You can clearly hear differences in studio mastering on various albums at that bitrate, and some albums which I loved on CD when listened to more intimately through quality 'phones have proved to be rather disappointing, in particular Fairground Attraction's First Of A Million Kisses, which really lacks sparkle, like viewing something in a dusty mirror.

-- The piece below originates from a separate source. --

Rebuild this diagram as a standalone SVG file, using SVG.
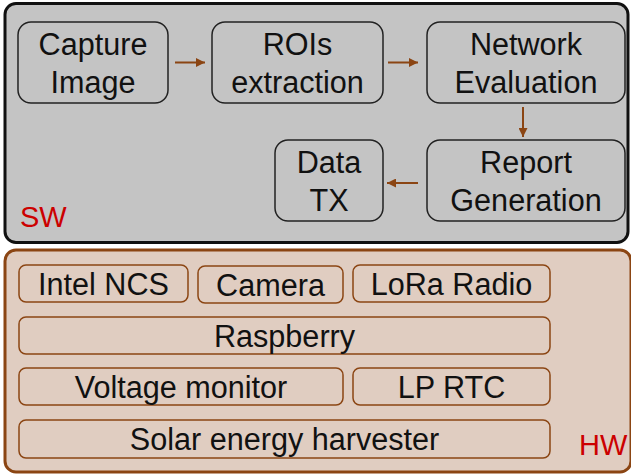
<svg xmlns="http://www.w3.org/2000/svg" width="631" height="474" viewBox="0 0 631 474">
<defs>
<marker id="ah" viewBox="0 0 10 10" refX="10" refY="5" markerWidth="9" markerHeight="9" markerUnits="userSpaceOnUse" orient="auto">
<path d="M0,0 L10,5 L0,10 z" fill="#8b4513"/>
</marker>
</defs>
<style>
text{font-family:"Liberation Sans",Arial,sans-serif;font-size:30.6px;fill:#111;text-anchor:middle}
.sw{fill:none;stroke:#222;stroke-width:1.5}
.hw{fill:none;stroke:#8b4513;stroke-width:1.5}
.lbl{fill:#cc0000;font-size:29px;text-anchor:start}
.conn line{stroke:#8b4513;stroke-width:2;marker-end:url(#ah)}
</style>
<rect id="swpanel" x="5" y="3.5" width="623" height="239" rx="11" fill="#c4c4c4" stroke="#111" stroke-width="3"/>
<rect id="hwpanel" x="5" y="250" width="626" height="222" rx="11" fill="#e0cdc1" stroke="#8b4513" stroke-width="3"/>
<text class="lbl" x="20" y="227">SW</text>
<text class="lbl" x="579" y="455">HW</text>
<g id="capture"><rect class="sw" x="18" y="22" width="150" height="81" rx="13"/><text x="93" y="55">Capture</text><text x="93" y="93">Image</text></g>
<g id="rois"><rect class="sw" x="212" y="22" width="171" height="81" rx="13"/><text x="297.5" y="55">ROIs</text><text x="297.5" y="93">extraction</text></g>
<g id="network"><rect class="sw" x="427" y="22" width="198" height="81" rx="13"/><text x="526" y="55">Network</text><text x="526" y="93">Evaluation</text></g>
<g id="report"><rect class="sw" x="427" y="140" width="198" height="81" rx="13"/><text x="526" y="173">Report</text><text x="526" y="211">Generation</text></g>
<g id="datatx"><rect class="sw" x="275" y="140" width="108" height="81" rx="13"/><text x="329" y="173">Data</text><text x="329" y="211">TX</text></g>
<g class="conn">
<line x1="175" y1="62.5" x2="205" y2="62.5"/>
<line x1="388" y1="62.5" x2="418" y2="62.5"/>
<line x1="523" y1="107" x2="523" y2="137"/>
<line x1="418" y1="183" x2="387" y2="183"/>
</g>
<g id="intelncs"><rect class="hw" x="19" y="265" width="169" height="37" rx="7"/><text x="103.5" y="295">Intel NCS</text></g>
<g id="camera"><rect class="hw" x="198" y="266" width="145" height="37" rx="7"/><text x="270.5" y="296">Camera</text></g>
<g id="lora"><rect class="hw" x="353" y="265" width="197" height="37" rx="7"/><text x="451.5" y="295">LoRa Radio</text></g>
<g id="raspberry"><rect class="hw" x="19" y="317" width="531" height="37" rx="7"/><text x="284.5" y="347">Raspberry</text></g>
<g id="voltage"><rect class="hw" x="19" y="368" width="324" height="37" rx="7"/><text x="181" y="398">Voltage monitor</text></g>
<g id="lprtc"><rect class="hw" x="353" y="368" width="197" height="37" rx="7"/><text x="451.5" y="398">LP RTC</text></g>
<g id="solar"><rect class="hw" x="19" y="420" width="531" height="38" rx="7"/><text x="284.5" y="450">Solar energy harvester</text></g>
</svg>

Someone said disparaging things about Dire Straights, but Love Over Gold is a stunning recording, irrespective of one's personal opinion of the style of music, which is irrelevant here. The original vinyl was mastered by Bob Ludwig, at Masterdisc, and early pressings had their stamp in the runout groove. Later ones were mastered at Sterling Sound from second generation studio safety masters, a copy of a copy, and you can clearly hear a difference. If played on a reference system like my Logic DM101/Zeta/Audio Tecnica M/C/Rotel 820 Pre/Crimson Power/B&W system. However, few people are going to stump up £2500 or so just for a turntable, which is why the vinyl/CD debate is flawed, because the average listener with a cheap tower system is instantly going to hear a vast improvement when played a good CD on a reasonable priced CD/Amp/speaker separates system. Which I demo'd time and time again in the early 80's. I stopped buying vinyl when the fifth copy of Peter Gabriel's fourth solo album went back to the shop because surface noise rendered it unlistenable on my Logic. A good pressing is a wonderful thing, but all too easily compromised by neglect, and you never know how the thing has been messed up in the mastering, although that brings us nicely back round to the poor mastering of many contemporary CD's, and where we came in.
Read that book ^^, it'll open your eyes. And ears.